# [Exercise brief]
Pull every line containing "this" from the entries.

# [Data entries]
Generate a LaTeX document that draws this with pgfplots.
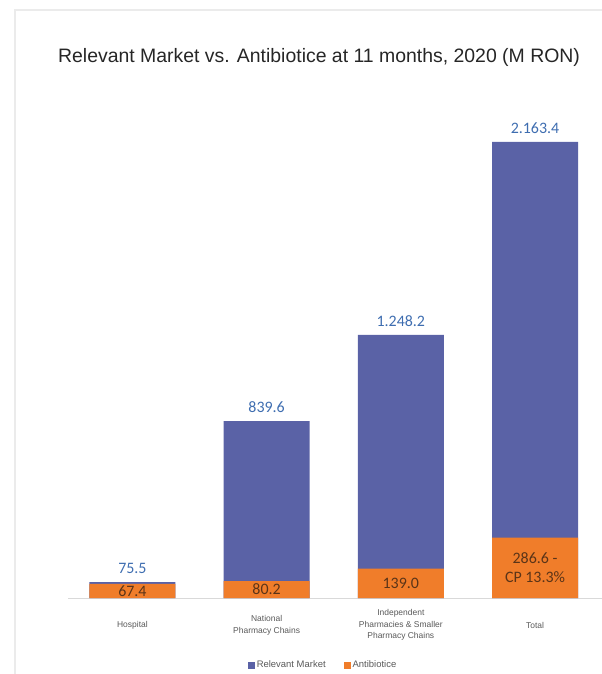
\documentclass[border=0pt]{standalone}
\usepackage{pgfplots}
\pgfplotsset{compat=1.18}
\usepackage{fontspec}
\setmainfont{Liberation Sans}
\newfontfamily\calib{Carlito}

\definecolor{mktblue}{HTML}{5A62A6}
\definecolor{abxorange}{HTML}{F07D2A}
\definecolor{lblblue}{HTML}{3E6DB0}
\definecolor{lbldark}{HTML}{5A3418}
\definecolor{txtgray}{HTML}{595959}

\begin{document}
\begin{tikzpicture}
\useasboundingbox (0,0) rectangle (602bp,674bp);
\draw[black!8, line width=1.2bp] (15bp,0) -- (15bp,664bp) -- (602bp,664bp);
\begin{axis}[
	at={(68bp,76bp)}, anchor=south west,
	scale only axis,
	x=134.2bp, y=0.2108bp,
	xmin=-0.48, xmax=3.5,
	ymin=0, ymax=2400,
	axis y line=none,
	axis x line*=bottom,
	x axis line style={draw=black!15, line width=0.8bp, -},
	xtick=data,
	xtick style={draw=none},
	xticklabels={Hospital, National\\Pharmacy Chains, Independent\\Pharmacies \& Smaller\\Pharmacy Chains, Total},
	xticklabel style={font=\fontsize{8.5}{11.5}\selectfont, text=txtgray, align=center, anchor=center, yshift=-23bp},
	title={Relevant Market vs. Antibiotice at 11 months, 2020 (M RON)},
	title style={font=\fontsize{19.5}{22}\selectfont, text=black!85, at={(0.5,1)}, anchor=center, yshift=29bp, xshift=-16bp},
	ybar, bar width=86bp, bar shift=0pt,
	legend style={at={(0.5,0)}, anchor=center, yshift=-67bp, xshift=-12bp, draw=none, fill=none,
		font=\fontsize{9.5}{11}\selectfont, text=txtgray, legend columns=2,
		/tikz/every even column/.append style={column sep=16bp}},
	legend image code/.code={\fill[#1] (0bp,-3.5bp) rectangle (7bp,3.5bp);},
	clip=false,
]
\addplot[fill=mktblue, draw=none,
	point meta=explicit symbolic,
	nodes near coords,
	every node near coord/.append style={font=\calib\fontsize{16}{18}\selectfont, text=lblblue, anchor=south, yshift=5bp}]
	coordinates {(0,75.5) [75.5] (1,839.6) [839.6] (2,1248.2) [1.248.2] (3,2163.4) [2.163.4]};
\addlegendentry{Relevant Market}
\addplot[fill=abxorange, draw=none,
	point meta=explicit symbolic,
	visualization depends on={y \as \rawy},
	nodes near coords,
	every node near coord/.append style={font=\calib\fontsize{16}{19}\selectfont, text=lbldark, anchor=center, align=center, yshift={-0.1058*\rawy}}]
	coordinates {(0,67.4) [67.4] (1,80.2) [80.2] (2,139.0) [139.0] (3,286.6) [{286.6 -\\CP 13.3\%}]};
\addlegendentry{Antibiotice}
\end{axis}
\end{tikzpicture}
\end{document}
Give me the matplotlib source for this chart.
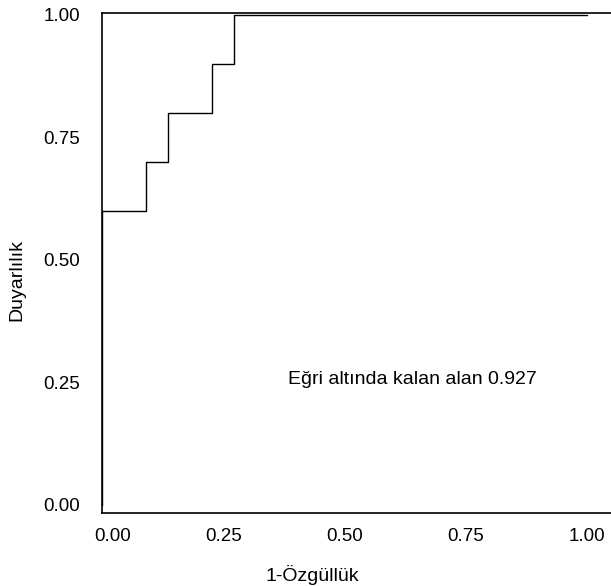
import matplotlib
matplotlib.use('Agg')
import matplotlib.pyplot as plt
from matplotlib.transforms import ScaledTranslation

# ROC egrisi: 22 negatif, 10 pozitif
fpr = [0, 0, 2/22, 3/22, 5/22, 6/22, 1.0]
tpr = [0, 0.6, 0.7, 0.8, 0.9, 1.0, 1.0]
ticks = [0, 0.25, 0.5, 0.75, 1.0]
tick_labels = ['0.00', '0.25', '0.50', '0.75', '1.00']
auc_text = 'Eğri altında kalan alan 0.927'

plt.rcParams['font.family'] = ['Liberation Sans', 'DejaVu Sans']

fig = plt.figure(figsize=(6.11, 5.86), dpi=100)
ax = fig.add_axes([102/611, 73/586, 514/611, 500/586])

ax.plot(fpr, tpr, drawstyle='steps-post', color='black', lw=1.0)

ax.set_xlim(0, 1.06)
ax.set_ylim(-0.0165, 1.0035)
ax.set_xticks(ticks)
ax.set_xticklabels(tick_labels)
ax.set_yticks(ticks)
ax.set_yticklabels(tick_labels)
ax.tick_params(length=0, labelsize=13.5, colors='black')
ax.tick_params(axis='x', pad=11)
ax.tick_params(axis='y', pad=16)
for s in ax.spines.values():
    s.set_linewidth(1.2)
ax.spines['right'].set_visible(False)

# ilk x etiketi biraz saga kayik
first = ax.get_xticklabels()[0]
first.set_transform(first.get_transform() + ScaledTranslation(11/100, 0, fig.dpi_scale_trans))

ax.set_xlabel('1-Özgüllük', fontsize=14)
ax.xaxis.set_label_coords(0.41, -0.124)
ax.xaxis.label.set_va('center')
ax.set_ylabel('Duyarlılık', fontsize=14)
ax.yaxis.set_label_coords(-0.165, 0.466)
ax.yaxis.label.set_va('center')
ax.text(0.64, 0.256, auc_text, fontsize=14, ha='center', va='center')

fig.savefig('out.png', dpi=100)
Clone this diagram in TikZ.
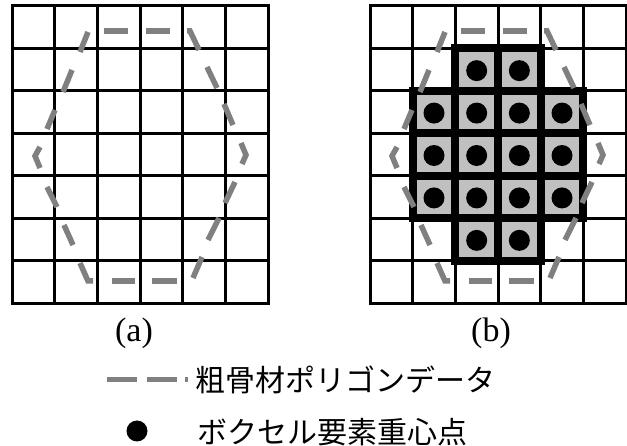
\documentclass[tikz,border=0pt]{standalone}
\usepackage{fontspec}
\setmainfont{Liberation Serif}
\newfontfamily\jpfont{Noto Sans CJK JP}
\definecolor{polygray}{HTML}{808080}
\definecolor{voxgray}{HTML}{C0C0C0}
\begin{document}
\begin{tikzpicture}[x=1pt,y=-1pt,
  gridline/.style={line width=3pt, draw=black, line cap=rect},
  polyline/.style={line width=5.5pt, draw=polygray, line cap=butt, line join=miter},
  voxel/.style={fill=voxgray, draw=black, line width=8pt},
  centroid/.style={fill=black, circle, inner sep=0pt, minimum size=21pt},
  caption/.style={font=\fontsize{34}{40}\selectfont, inner sep=0pt},
  legendtext/.style={font=\jpfont\fontsize{30}{36}\selectfont, inner sep=0pt, anchor=west},
  legenddash/.style={line width=5pt, draw=polygray, dash pattern=on 30pt off 10pt on 30pt off 8pt on 3pt off 20pt}
]
\useasboundingbox (0,0) rectangle (627,446);
\fill[white] (0,0) rectangle (627,446);
% grids
\foreach \ox in {12,370}{
  \foreach \i in {0,...,6}
    \draw[gridline] ({\ox+\i*42.67},6) -- ({\ox+\i*42.67},303);
  \foreach \j in {0,...,7}
    \draw[gridline] (\ox,{6+\j*42.43}) -- ({\ox+256},{6+\j*42.43});
}
% voxels (right grid)
\foreach \r/\c in {1/2,1/3,2/1,2/2,2/3,2/4,3/1,3/2,3/3,3/4,4/1,4/2,4/3,4/4,5/2,5/3}{
  \draw[voxel] ({370+\c*42.67},{6+\r*42.43}) rectangle ({370+(\c+1)*42.67},{6+(\r+1)*42.43});
}
\foreach \r/\c in {1/2,1/3,2/1,2/2,2/3,2/4,3/1,3/2,3/3,3/4,4/1,4/2,4/3,4/4,5/2,5/3}{
  \node[centroid] (v\r\c) at ({370+(\c+0.5)*42.67},{6+(\r+0.5)*42.43+1}) {};
}
% aggregate polygons (dashed outline)
\foreach \sx in {0,357}{
\begin{scope}[xshift=\sx pt]
  \draw[polyline] (104,31) -- (128,31);
  \draw[polyline] (146,31) -- (170,31);
  \draw[polyline] (187,31) -- (190,31) -- (199,50);
  \draw[polyline] (207,67) -- (217,88);
  \draw[polyline] (224,104) -- (233,125);
  \draw[polyline] (241,143) -- (246,155) -- (242,164);
  \draw[polyline] (235,182) -- (225,203);
  \draw[polyline] (219,218) -- (208,240);
  \draw[polyline] (202,257) -- (193,278);
  \draw[polyline] (177,281) -- (152,281);
  \draw[polyline] (135,281) -- (112,281);
  \draw[polyline] (93,281) -- (88,281) -- (80,263);
  \draw[polyline] (73,245) -- (64,225);
  \draw[polyline] (57,207) -- (47,187);
  \draw[polyline] (40,168) -- (35,156) -- (40,147);
  \draw[polyline] (47,129) -- (55,110);
  \draw[polyline] (63,92) -- (72,70);
  \draw[polyline] (80,52) -- (88,32);
\end{scope}
}
% captions
\node[caption] (capa) at (134,333) {(a)};
\node[caption] (capb) at (491,333) {(b)};
% legend
\coordinate (l1s) at (107,380);
\coordinate (l1e) at (188,380);
\draw[legenddash] (l1s) -- (l1e);
\node[legendtext] (leg1) at (195,380) {粗骨材ポリゴンデータ};
\node[centroid] (legdot) at (137,431) {};
\node[legendtext] (leg2) at (197,432) {ボクセル要素重心点};
\end{tikzpicture}
\end{document}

# [Solution]
Generate a LaTeX document that draws this with pgfplots.
Give me the matplotlib source for this chart.
Clone this diagram in TikZ.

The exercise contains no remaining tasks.